国民 玉木氏 新型コロナワクチン接種について

国民民主党の玉木代表は、新型コロナウイルスのワクチンをめぐり、「菅総理大臣は『率先して接種する』と表明したが、いかなる根拠で接種できるのか。また接種予約をオンラインでできる一元的な仕組みづくりを提案したい」と指摘しました。

これに対し、菅総理大臣は「私が『率先して接種する』と申し上げたのは、あくまでも『順番が来たら率先して接種を受ける』と申し上げたものだ。私は『高齢者』に位置する。接種予約の円滑化など、オンラインも活用しながら、接種に向けた準備を進めていく」と述べました。

野党 首相の答弁時間短いと申し入れ

岡田官房副長官は、21日の参議院本会議での代表質問をめぐり、野党側から、自民党の末松参議院国会対策委員長を通じて、菅総理大臣の答弁時間が短いという申し入れがあったことを明らかにしました。

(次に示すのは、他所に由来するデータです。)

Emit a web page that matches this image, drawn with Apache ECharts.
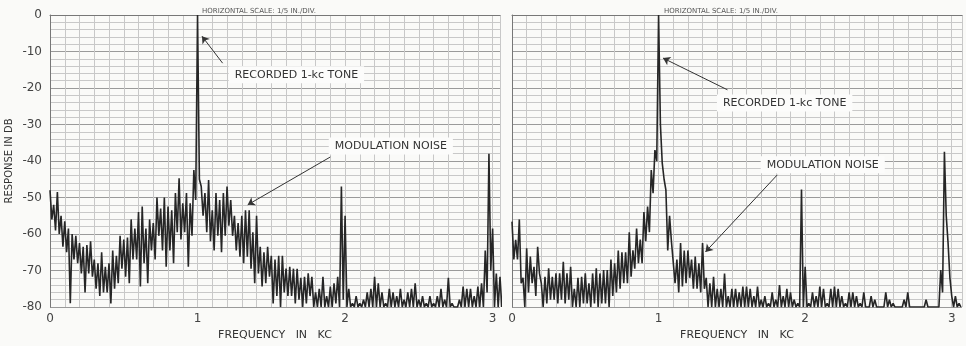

そのうえで「その趣旨を踏まえて、国会で丁寧な説明を行うよう、政府として対応していきたい」と述べました。

立民 福山氏「国民への説明拒否と同じ」

立憲民主党の福山幹事長は、記者団に対し「菅総理大臣は質問に対する具体的な言及がほとんどなく、国会で誠実に答弁をする姿勢がみじんも感じられない。抽象的で非常に短い答弁で済ませようとしているのは立法府に対する冒とくであり、国民への説明を拒否していることと同じだ。非常に不誠実な対応で残念だ」と述べました。

公明 石井氏「首相は端的に答え柔軟な姿勢示した」

公明党の石井幹事長は、国会内で記者団に対し「菅総理大臣は端的に答えていたし、今後の対策にも柔軟な姿勢を示していた。特に医療施設や保健所などの体制整備については、状況に応じて対策を講じていく姿勢を感じた」と述べました。

維新 馬場氏「少し残念な答弁だった」

日本維新の会の馬場幹事長は、記者会見で「期待していたよりも少し残念なものだった。いずれにせよ、わが党としては新型コロナウイルス対策の特別措置法の改正案で、事業者への補償措置を実効性のあるものにするよう、今後も求めていく」と述べました。

共産 志位氏「首相は危機的な現実が見えていない」

共産党の志位委員長は、記者会見で「菅総理大臣には危機的な現実が見えていないということが非常に明瞭になった答弁だった。無症状者に対する大規模検査がすでに進んでいるかのような言い方をするなど、国民の命がかかっている問題で、事実と異なる答弁を次から次へと繰り出し、議論にならない。今後も厳しくただしていかないといけない」と述べました。

国民 玉木氏「ことばに魂がない」

国民民主党の玉木代表は、記者団に対し「残念ながら、現場の窮状や危機感に応える答弁をもらえなかった。ことばに魂がないと感じざるを得ず、国民に寄り添う姿勢や、必死に知恵を絞って解決策を探る思いと熱意が伝わらないから、国民の支持が離れていっているのだと思う」と述べました。